==== Dataset extract ====
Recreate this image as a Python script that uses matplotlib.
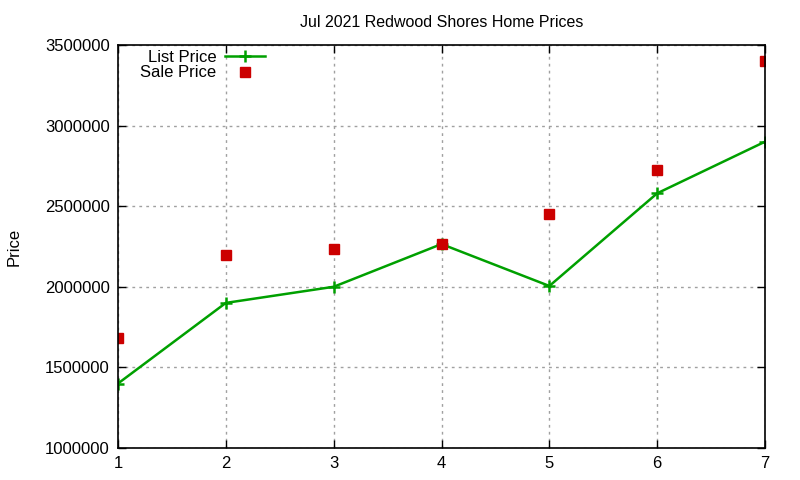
import matplotlib
matplotlib.use("Agg")
import matplotlib.pyplot as plt

# data
months = [1, 2, 3, 4, 5, 6, 7]
list_price = [1400000, 1900000, 2000000, 2265000, 2005000, 2580000, 2900000]
sale_price = [1680000, 2200000, 2235000, 2265000, 2450000, 2725000, 3400000]
yticks = [1000000, 1500000, 2000000, 2500000, 3000000, 3500000]

plt.rcParams["font.family"] = ["Liberation Sans", "DejaVu Sans"]

fig = plt.figure(figsize=(8, 4.8), dpi=100)
ax = fig.add_axes([0.1475, 0.0667, 0.8088, 0.8396])

ax.plot(months, list_price, color="#00a000", linewidth=1.8, marker="+",
        markersize=8, markeredgewidth=1.8, label="List Price")
ax.plot(months, sale_price, linestyle="none", color="#cc0000", marker="s",
        markersize=6.5, label="Sale Price")

ax.set_xlim(1, 7)
ax.set_ylim(1000000, 3500000)
ax.set_xticks(months)
ax.set_yticks(yticks)
ax.set_yticklabels([str(v) for v in yticks])
ax.tick_params(direction="in", length=6, width=1, top=True, right=True,
               labelsize=12, pad=6)
for s in ax.spines.values():
    s.set_linewidth(1.2)

ax.grid(True, color="#a0a0a0", linestyle=(0, (2, 3)), linewidth=1)
ax.set_axisbelow(True)

ax.set_ylabel("Price", fontsize=12, labelpad=17)
ax.set_title("Jul 2021 Redwood Shores Home Prices", fontsize=11.5, pad=13)

leg = ax.legend(loc="upper left", bbox_to_anchor=(0.024, 1.005), frameon=False,
                fontsize=12, markerfirst=False, handlelength=2.4,
                handletextpad=0.5, labelspacing=0.05, borderaxespad=0)

fig.savefig("out.png", dpi=100)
====
Every line above should be returned word for word, with the pictures left behind.

Recreate this image as a Python script that uses matplotlib.
import matplotlib
matplotlib.use("Agg")
import matplotlib.pyplot as plt

# data
months = [1, 2, 3, 4, 5, 6, 7]
list_price = [1400000, 1900000, 2000000, 2265000, 2005000, 2580000, 2900000]
sale_price = [1680000, 2200000, 2235000, 2265000, 2450000, 2725000, 3400000]
yticks = [1000000, 1500000, 2000000, 2500000, 3000000, 3500000]

plt.rcParams["font.family"] = ["Liberation Sans", "DejaVu Sans"]

fig = plt.figure(figsize=(8, 4.8), dpi=100)
ax = fig.add_axes([0.1475, 0.0667, 0.8088, 0.8396])

ax.plot(months, list_price, color="#00a000", linewidth=1.8, marker="+",
        markersize=8, markeredgewidth=1.8, label="List Price")
ax.plot(months, sale_price, linestyle="none", color="#cc0000", marker="s",
        markersize=6.5, label="Sale Price")

ax.set_xlim(1, 7)
ax.set_ylim(1000000, 3500000)
ax.set_xticks(months)
ax.set_yticks(yticks)
ax.set_yticklabels([str(v) for v in yticks])
ax.tick_params(direction="in", length=6, width=1, top=True, right=True,
               labelsize=12, pad=6)
for s in ax.spines.values():
    s.set_linewidth(1.2)

ax.grid(True, color="#a0a0a0", linestyle=(0, (2, 3)), linewidth=1)
ax.set_axisbelow(True)

ax.set_ylabel("Price", fontsize=12, labelpad=17)
ax.set_title("Jul 2021 Redwood Shores Home Prices", fontsize=11.5, pad=13)

leg = ax.legend(loc="upper left", bbox_to_anchor=(0.024, 1.005), frameon=False,
                fontsize=12, markerfirst=False, handlelength=2.4,
                handletextpad=0.5, labelspacing=0.05, borderaxespad=0)

fig.savefig("out.png", dpi=100)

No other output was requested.